D’altronde, la carta, il suo peso, il suo odore, la sua tattilità hanno avuto un ruolo fondamentale. «Da giovane, lavoravo in un’agenzia pubblicitaria: è qui che sono entrato in contatto con l’arte. Avevo accesso ai libri e a materiali come pennelli e tempere: ho prodotto i miei primi pezzi lì, nel 1963. Amavo molto usare la grafite, per la sua consistenza materica…». Il suo è un background non accademico («non faceva parte della mia traiettoria esistenziale») dove disegno industriale e libero, architettura e filosofia si fondono, regalando inediti scorci sulla realtà.

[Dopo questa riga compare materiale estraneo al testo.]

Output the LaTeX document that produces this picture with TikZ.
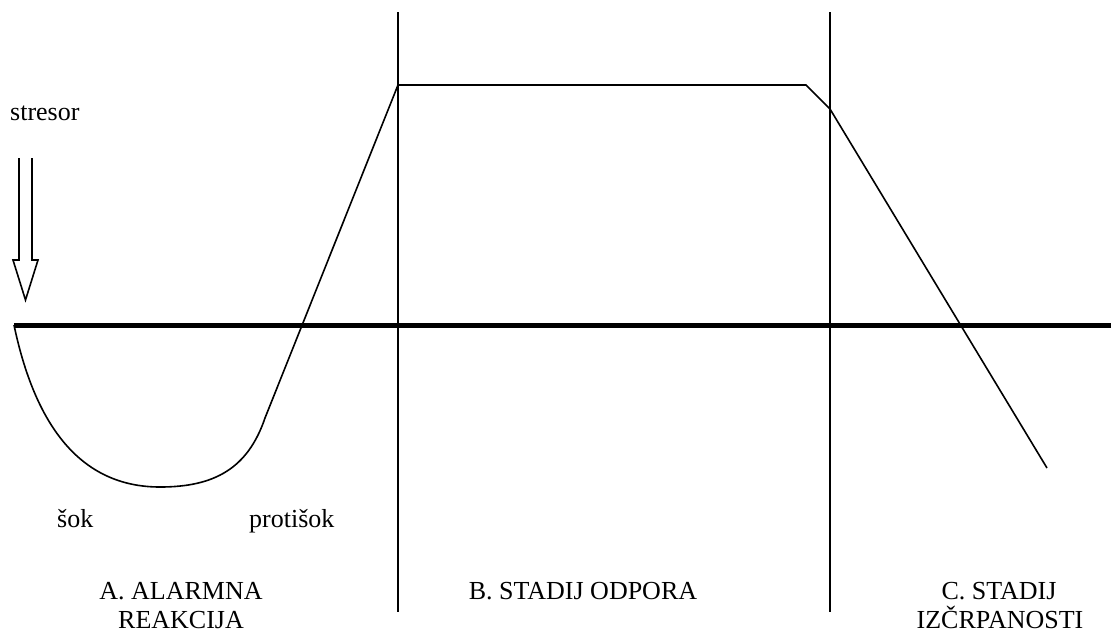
\documentclass[tikz,border=0pt]{standalone}
\usepackage{fontspec}
\setmainfont{Liberation Serif}
\begin{document}
\begin{tikzpicture}[x=1pt,y=-1pt,
  lbl/.style={inner sep=0pt,font=\fontsize{26}{31}\selectfont},
  thin/.style={line width=1.6pt,line join=miter},
  divider/.style={line width=1.8pt},
  axisline/.style={line width=5pt}]
\useasboundingbox (0,0) rectangle (1111,633);
% coordinates
\coordinate (ax0) at (14,325);
\coordinate (ax1) at (1111,325);
\coordinate (v1t) at (398,12);
\coordinate (v1b) at (398,612);
\coordinate (v2t) at (830,12);
\coordinate (v2b) at (830,612);
\coordinate (low) at (160,487);
\coordinate (rise) at (265,418);
\coordinate (top1) at (398,85);
\coordinate (top2) at (806,85);
\coordinate (kink) at (830,109);
\coordinate (endc) at (1047,468);
% dividers
\draw[divider] (v1t) -- (v1b);
\draw[divider] (v2t) -- (v2b);
% axis
\draw[axisline] (ax0) -- (ax1);
% response curve
\draw[thin] (ax0) .. controls (35,425) and (80,487) .. (low)
  .. controls (215,487) and (248,468) .. (rise)
  -- (top1) -- (top2) -- (kink) -- (endc);
% hollow stressor arrow
\draw[thin] (19,158) -- (19,260) -- (13,260) -- (25.5,300) -- (38,260) -- (32,260) -- (32,158);
% labels
\node[lbl,anchor=base west] (stresor) at (10,120) {stresor};
\node[lbl,anchor=base west] (sok) at (57,527) {šok};
\node[lbl,anchor=base west] (protisok) at (249,527) {protišok};
\node[lbl,anchor=base] (a1) at (181,599) {A. ALARMNA};
\node[lbl,anchor=base] (a2) at (181,628) {REAKCIJA};
\node[lbl,anchor=base] (b1) at (583,599) {B. STADIJ ODPORA};
\node[lbl,anchor=base] (c1) at (999,599) {C. STADIJ};
\node[lbl,anchor=base] (c2) at (1000,628) {IZČRPANOSTI};
\end{tikzpicture}
\end{document}
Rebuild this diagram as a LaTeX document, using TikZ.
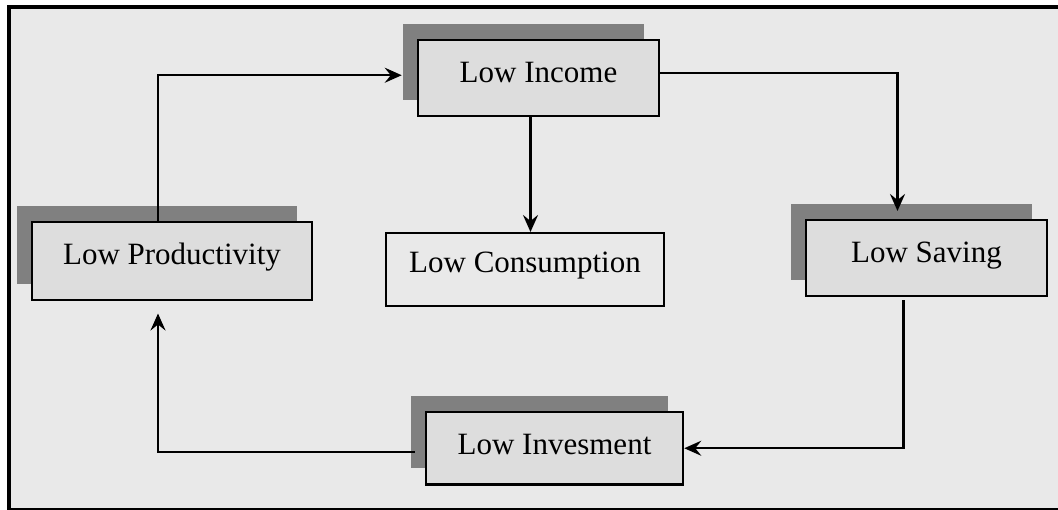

Ha attraversato anni difficili Manuel: dalla fine degli anni ’60, la repressione ha stretto la tenaglia anche intorno alla sua persona: controllato a vista, non è mai stato arrestato, è riuscito a «svicolare», a non essere ridotto al silenzio. Quando lo hanno censurato, non si è perso d’animo e ha fatto la sua mostra lo stesso, stampandola sulle pagine del giornale, con un atto sovversivo di grande suggestione, non chiedendo permessi a nessuno e disorientando il lettore comune. Denunciava con disegni, titoli falsi e parole in libertà, ma insieme componeva poemi che infrangevano la cupezza di quell’epoca.